● What to work on
Exactly as written, write out the lines below from the first to the one containing "-0.479, -0.534, -0.614];", inclusive. Pictures do not belong in the copy.

>>>>>

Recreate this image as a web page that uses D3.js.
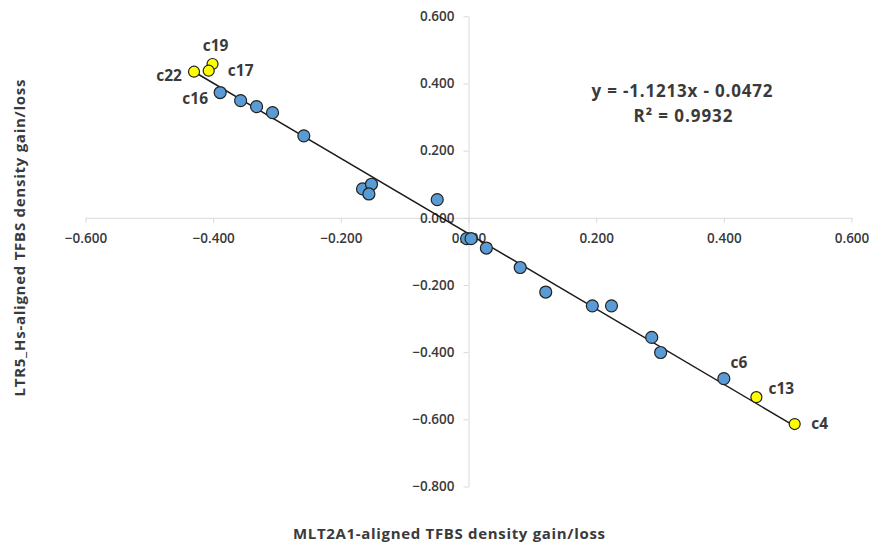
<!DOCTYPE html>
<html>
<head>
<meta charset="utf-8">
<script src="https://cdn.jsdelivr.net/npm/d3@7"></script>
<style>
  body { margin: 0; background: #fff; }
  svg text { font-family: "Open Sans", "Noto Sans", sans-serif; fill: #3a3a3a; }
</style>
</head>
<body>
<svg></svg>
<script>
// blue points (unlabelled)
let blueX = [-0.389, -0.357, -0.332, -0.307, -0.258, -0.166, -0.152, -0.156, -0.049,
             -0.003, 0.004, 0.028, 0.081, 0.121, 0.194, 0.224, 0.287, 0.301, 0.400];
let blueY = [0.373, 0.349, 0.331, 0.313, 0.244, 0.086, 0.100, 0.071, 0.054,
             -0.062, -0.062, -0.090, -0.148, -0.221, -0.262, -0.262, -0.356, -0.401, -0.479];
// highlighted (yellow) points
let yellowX = [-0.430, -0.401, -0.407, 0.451, 0.511];
let yellowY = [0.435, 0.458, 0.438, -0.534, -0.614];
// point labels
let labelNames = ["c22", "c19", "c17", "c16", "c6", "c13", "c4"];
let labelX = [-0.430, -0.401, -0.407, -0.389, 0.400, 0.451, 0.511];
let labelY = [0.435, 0.458, 0.438, 0.373, -0.479, -0.534, -0.614];

let xTicks = [-0.6, -0.4, -0.2, 0, 0.2, 0.4, 0.6];
let yTicks = [0.6, 0.4, 0.2, 0, -0.2, -0.4, -0.6, -0.8];
let slope = -1.1213;
let intercept = -0.0472;

let width = 869;
let height = 546;

let xScale = d3.scaleLinear()
                .domain([-0.6, 0.6])
                .range([85.5, 851.5]);
let yScale = d3.scaleLinear()
                .domain([-0.8, 0.6])
                .range([486.5, 16.3]);

let svg = d3.select("svg")
    .attr("width", width)
    .attr("height", height);

let xAxis = d3.axisBottom(xScale)
                .tickValues(xTicks)
                .tickSize(5)
                .tickSizeOuter(0)
                .tickFormat(d3.format(".3f"));
let yAxis = d3.axisLeft(yScale)
                .tickValues(yTicks)
                .tickSize(5)
                .tickSizeOuter(0)
                .tickFormat(d3.format(".3f"));

let gx = svg.append("g")
    .attr("transform", "translate(0, " + yScale(0) + ")")
    .call(xAxis);
gx.selectAll("text").attr("y", 20).attr("dy", "0.35em");

let gy = svg.append("g")
    .attr("transform", "translate(" + xScale(0) + ", 0)")
    .call(yAxis);
gy.selectAll("text").attr("x", -14);

svg.selectAll(".domain, .tick line")
    .attr("stroke", "#d9d9d9");
svg.selectAll("g").attr("font-size", 13.5);
svg.selectAll(".tick text")
    .style("font-size", "13.5px")
    .style("font-weight", "600")
    .attr("fill", "#3a3a3a");

// trendline over the data range
let allX = blueX.concat(yellowX);
let xr = d3.extent(allX);
svg.append("line")
    .attr("x1", xScale(xr[0]))
    .attr("y1", yScale(slope * xr[0] + intercept))
    .attr("x2", xScale(xr[1]))
    .attr("y2", yScale(slope * xr[1] + intercept))
    .attr("stroke", "#1a1a1a")
    .attr("stroke-width", 1.5);

svg.selectAll("circle.blue")
    .data(blueX)
    .enter()
    .append("circle")
    .attr("class", "blue")
    .attr("cx", d => xScale(d))
    .attr("cy", (d, i) => yScale(blueY[i]))
    .attr("r", 6)
    .attr("fill", "#5b9bd5")
    .attr("stroke", "#222")
    .attr("stroke-width", 1.2);

svg.selectAll("circle.yellow")
    .data(yellowX)
    .enter()
    .append("circle")
    .attr("class", "yellow")
    .attr("cx", d => xScale(d))
    .attr("cy", (d, i) => yScale(yellowY[i]))
    .attr("r", 5.5)
    .attr("fill", "#ffff00")
    .attr("stroke", "#222")
    .attr("stroke-width", 1.2);

// label offsets (dx, dy) from each point
let labelOffsets = [[-25, 4], [3, -18], [32, 0], [-25, 6], [15, -16], [25, -9], [25, 0]];
svg.selectAll("text.lbl")
    .data(labelNames)
    .enter()
    .append("text")
    .attr("class", "lbl")
    .attr("x", (d, i) => xScale(labelX[i]) + labelOffsets[i][0])
    .attr("y", (d, i) => yScale(labelY[i]) + labelOffsets[i][1])
    .attr("dy", "0.35em")
    .style("text-anchor", "middle")
    .style("font-size", "15.5px")
    .style("font-weight", "700")
    .text(d => d);

// regression equation
svg.append("text")
    .attr("x", 682)
    .attr("y", 97)
    .style("text-anchor", "middle")
    .style("font-size", "17px")
    .style("font-weight", "700")
    .attr("textLength", 181)
    .text("y = -1.1213x - 0.0472");
svg.append("text")
    .attr("x", 683)
    .attr("y", 122)
    .style("text-anchor", "middle")
    .style("font-size", "17px")
    .style("font-weight", "700")
    .attr("textLength", 99)
    .text("R² = 0.9932");

// axis titles
svg.append("text")
    .attr("x", 449)
    .attr("y", 539)
    .style("text-anchor", "middle")
    .style("font-size", "15px")
    .style("font-weight", "700")
    .attr("textLength", 312)
    .text("MLT2A1-aligned TFBS density gain/loss");

svg.append("text")
    .attr("transform", "rotate(-90)")
    .attr("x", -238)
    .attr("y", 25)
    .style("text-anchor", "middle")
    .style("font-size", "15px")
    .style("font-weight", "700")
    .attr("textLength", 317)
    .text("LTR5_Hs-aligned TFBS density gain/loss");
</script>
</body>
</html>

<<<<<

● Task answer
Recreate this image as a web page that uses D3.js.
<!DOCTYPE html>
<html>
<head>
<meta charset="utf-8">
<script src="https://cdn.jsdelivr.net/npm/d3@7"></script>
<style>
  body { margin: 0; background: #fff; }
  svg text { font-family: "Open Sans", "Noto Sans", sans-serif; fill: #3a3a3a; }
</style>
</head>
<body>
<svg></svg>
<script>
// blue points (unlabelled)
let blueX = [-0.389, -0.357, -0.332, -0.307, -0.258, -0.166, -0.152, -0.156, -0.049,
             -0.003, 0.004, 0.028, 0.081, 0.121, 0.194, 0.224, 0.287, 0.301, 0.400];
let blueY = [0.373, 0.349, 0.331, 0.313, 0.244, 0.086, 0.100, 0.071, 0.054,
             -0.062, -0.062, -0.090, -0.148, -0.221, -0.262, -0.262, -0.356, -0.401, -0.479];
// highlighted (yellow) points
let yellowX = [-0.430, -0.401, -0.407, 0.451, 0.511];
let yellowY = [0.435, 0.458, 0.438, -0.534, -0.614];
// point labels
let labelNames = ["c22", "c19", "c17", "c16", "c6", "c13", "c4"];
let labelX = [-0.430, -0.401, -0.407, -0.389, 0.400, 0.451, 0.511];
let labelY = [0.435, 0.458, 0.438, 0.373, -0.479, -0.534, -0.614];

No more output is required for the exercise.